Supporting Zambian crime prevention

on Thursday, February 14th, 2013

South Wales Police supports ‘Saving lives at the scene’ pilot in Zambia

Superintendent Tony Smith, Travers Merrill, Dr. Charles Msiska and Chief Superintendent Cliff Filer

Chief Superintendent Cliff Filer recently welcomed Dr Charles Msiska, District Medical Officer, from the Chongwe District in Zambia and Travers Merrill of ABESU UK to South Wales Police Headquarters’ Public Service Centre.

Dr Msiska is part of a team who are working in partnership with Cardiff and the Vale University Board to pilot a project in the Chongwe District of Zambia, which aims to improve the outcomes for road traffic accident casualties.

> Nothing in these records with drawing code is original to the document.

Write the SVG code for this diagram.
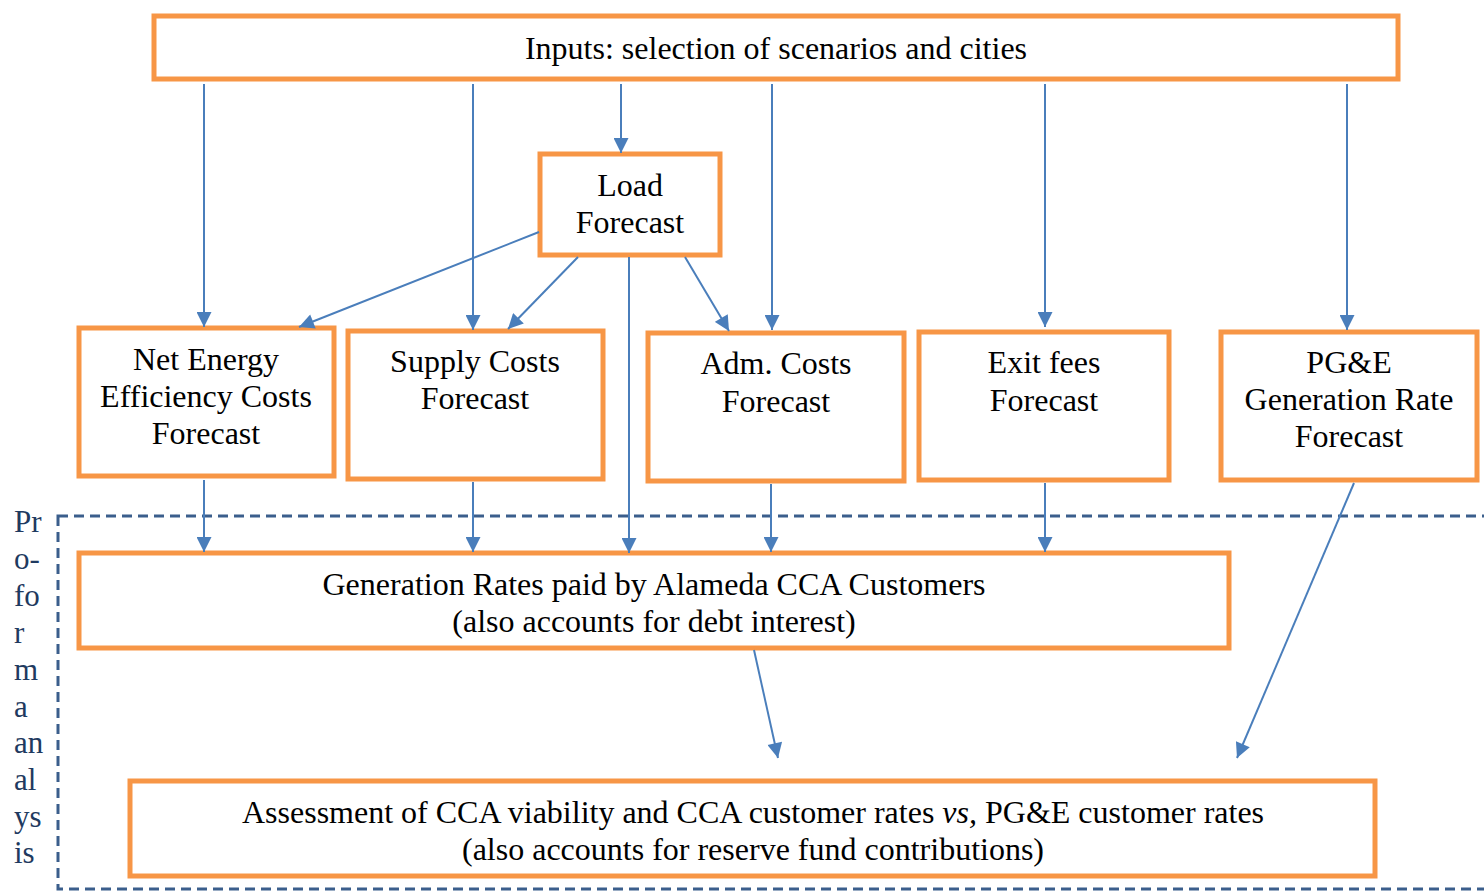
<svg xmlns="http://www.w3.org/2000/svg" width="1484" height="891" viewBox="0 0 1484 891">
<defs>
<marker id="ah" viewBox="0 0 10 10" refX="10" refY="5" markerWidth="16" markerHeight="15" markerUnits="userSpaceOnUse" orient="auto">
<path d="M0,0 L10,5 L0,10 z" fill="#4A7EBB"/>
</marker>
<style>
.box{fill:#fff;stroke:#F79646;stroke-width:5}
.t{font-family:"Liberation Serif","Times New Roman",serif;font-size:32px;fill:#000;text-anchor:middle}
.c{stroke:#4A7EBB;stroke-width:2;fill:none;marker-end:url(#ah)}
.side{font-family:"Liberation Serif","Times New Roman",serif;font-size:31px;fill:#1F3A60}
</style>
</defs>
<rect width="1484" height="891" fill="#fff"/>
<g id="proforma">
<rect x="58" y="516" width="1440" height="373" fill="none" stroke="#3B5E8C" stroke-width="3" stroke-dasharray="10,6"/>
<text class="side"><tspan x="14" y="532">Pr</tspan><tspan x="14" y="569">o-</tspan><tspan x="14" y="606">fo</tspan><tspan x="14" y="643">r</tspan><tspan x="14" y="680">m</tspan><tspan x="14" y="717">a</tspan><tspan x="14" y="753">an</tspan><tspan x="14" y="790">al</tspan><tspan x="14" y="827">ys</tspan><tspan x="14" y="863">is</tspan></text>
</g>
<g id="inputs"><rect class="box" x="154" y="16" width="1244" height="63"/><text class="t" x="776" y="59">Inputs: selection of scenarios and cities</text></g>
<g id="load"><rect class="box" x="540" y="154" width="180" height="101"/><text class="t"><tspan x="630" y="196">Load</tspan><tspan x="630" y="233">Forecast</tspan></text></g>
<g id="netenergy"><rect class="box" x="79" y="328" width="255" height="148"/><text class="t"><tspan x="206" y="370">Net Energy</tspan><tspan x="206" y="407">Efficiency Costs</tspan><tspan x="206" y="444">Forecast</tspan></text></g>
<g id="supply"><rect class="box" x="348" y="331" width="255" height="148"/><text class="t"><tspan x="475" y="372">Supply Costs</tspan><tspan x="475" y="409">Forecast</tspan></text></g>
<g id="adm"><rect class="box" x="648" y="333" width="256" height="148"/><text class="t"><tspan x="776" y="374">Adm. Costs</tspan><tspan x="776" y="412">Forecast</tspan></text></g>
<g id="exit"><rect class="box" x="919" y="332" width="250" height="148"/><text class="t"><tspan x="1044" y="373">Exit fees</tspan><tspan x="1044" y="411">Forecast</tspan></text></g>
<g id="pge"><rect class="box" x="1221" y="332" width="256" height="148"/><text class="t"><tspan x="1349" y="373">PG&amp;E</tspan><tspan x="1349" y="410">Generation Rate</tspan><tspan x="1349" y="447">Forecast</tspan></text></g>
<g id="genrates"><rect class="box" x="79" y="553" width="1150" height="95"/><text class="t"><tspan x="654" y="595">Generation Rates paid by Alameda CCA Customers</tspan><tspan x="654" y="632">(also accounts for debt interest)</tspan></text></g>
<g id="assessment"><rect class="box" x="130" y="781" width="1245" height="95"/><text class="t"><tspan x="753" y="823">Assessment of CCA viability and CCA customer rates <tspan font-style="italic">vs,</tspan> PG&amp;E customer rates</tspan><tspan x="753" y="860">(also accounts for reserve fund contributions)</tspan></text></g>
<g id="connectors">
<line class="c" x1="204" y1="84" x2="204" y2="327"/>
<line class="c" x1="473" y1="84" x2="473" y2="330"/>
<line class="c" x1="621" y1="84" x2="621" y2="153"/>
<line class="c" x1="772" y1="84" x2="772" y2="330"/>
<line class="c" x1="1045" y1="84" x2="1045" y2="327"/>
<line class="c" x1="1347" y1="84" x2="1347" y2="330"/>
<line class="c" x1="539" y1="232" x2="299" y2="327"/>
<line class="c" x1="578" y1="257" x2="508" y2="329"/>
<line class="c" x1="629" y1="257" x2="629" y2="553"/>
<line class="c" x1="685" y1="257" x2="729" y2="331"/>
<line class="c" x1="204" y1="480" x2="204" y2="552"/>
<line class="c" x1="473" y1="482" x2="473" y2="552"/>
<line class="c" x1="771" y1="484" x2="771" y2="552"/>
<line class="c" x1="1045" y1="483" x2="1045" y2="552"/>
<line class="c" x1="754" y1="650" x2="778" y2="758"/>
<line class="c" x1="1354" y1="483" x2="1237" y2="758"/>
</g>
</svg>
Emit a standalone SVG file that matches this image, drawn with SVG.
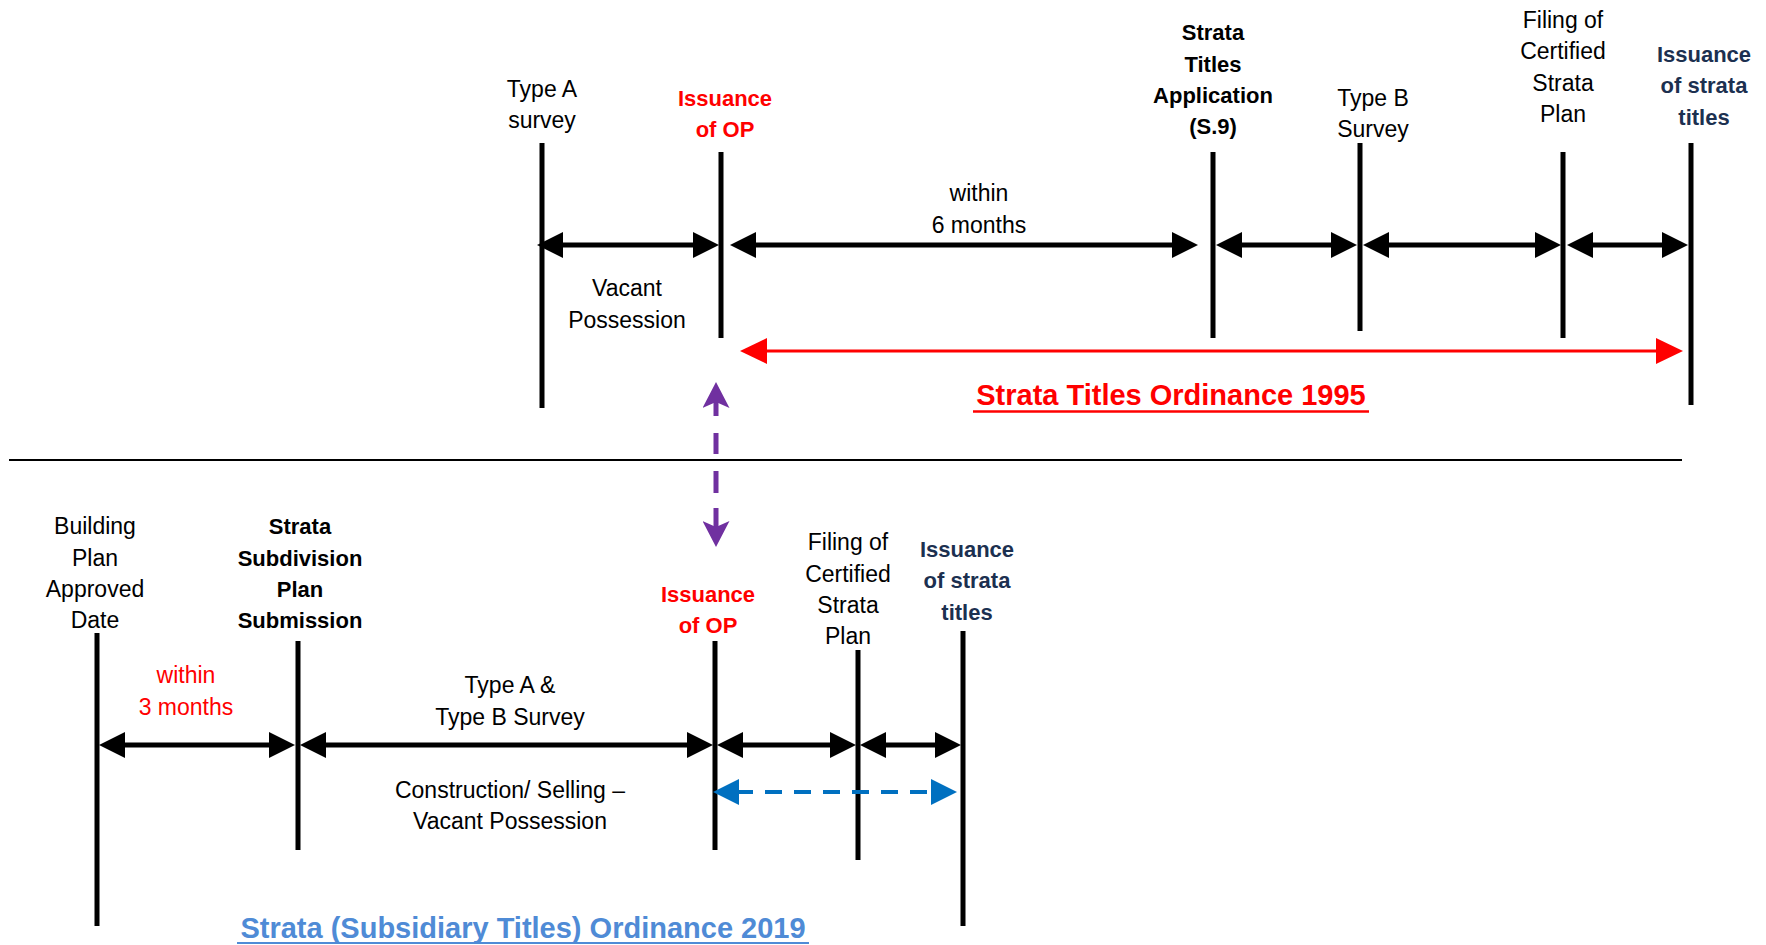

There is virtually no rail network in Zambia and therefore most transportation is by road. The Great East Road is the only highway linking the Eastern Province with the rest of the country and carries very high volumes of traffic of every sort. Vehicles are regularly overloaded; poorly serviced and mechanical breakdowns are repaired on the side of the road. The risk to pedestrians is also high particularly at night due to poor roadside and vehicle lights.

From 2009 to 2011 road traffic accidents in the District increased from 479 to 1116, an increase of 133%.

As part of this fact finding visit, Dr. Msiska and his colleagues met with a number of key policy and operational managers in Wales to identify good practice.

Chief Superintendent Cliff Filer provided an overview of UK road legislation, and measures taken by South Wales Police and partners such as DVLA to help prevent road traffic accidents. This was followed by a tour of the Public Service Centre by Superintendent Tony Smith to highlight the importance of effective communication in providing a quality emergency care service.

Chief Superintendent Cliff Filer said:

“For Dr. Msiska my key word was ‘prevention’. Work to prevent road travel accidents so that there is less need for a ‘cure’. In Zambia, and the Chongwe District in particular, this means starting with the basics and ensuring that vehicles are roadworthy and drivers regulated.”

Dr. Msiska said:

“It was very helpful to see how South Wales Police operates. This is the high level of service that we aspire to.”

Travers Merrill, ABESU UK, added:

“Meeting the team at South Wales Police today was very beneficial. The Zambian Government are working hard to develop the infrastructure to support the emergency services in the Chongwe District, and we really appreciate the input from experts like Chief Superintendent Filer and his team.”

ABESU means ‘Ours’ in Bemba, the local language in Zambia, and is a registered UK charity. ABESU supports initiatives designed to advance sustainable responses to the relief of poverty in Africa.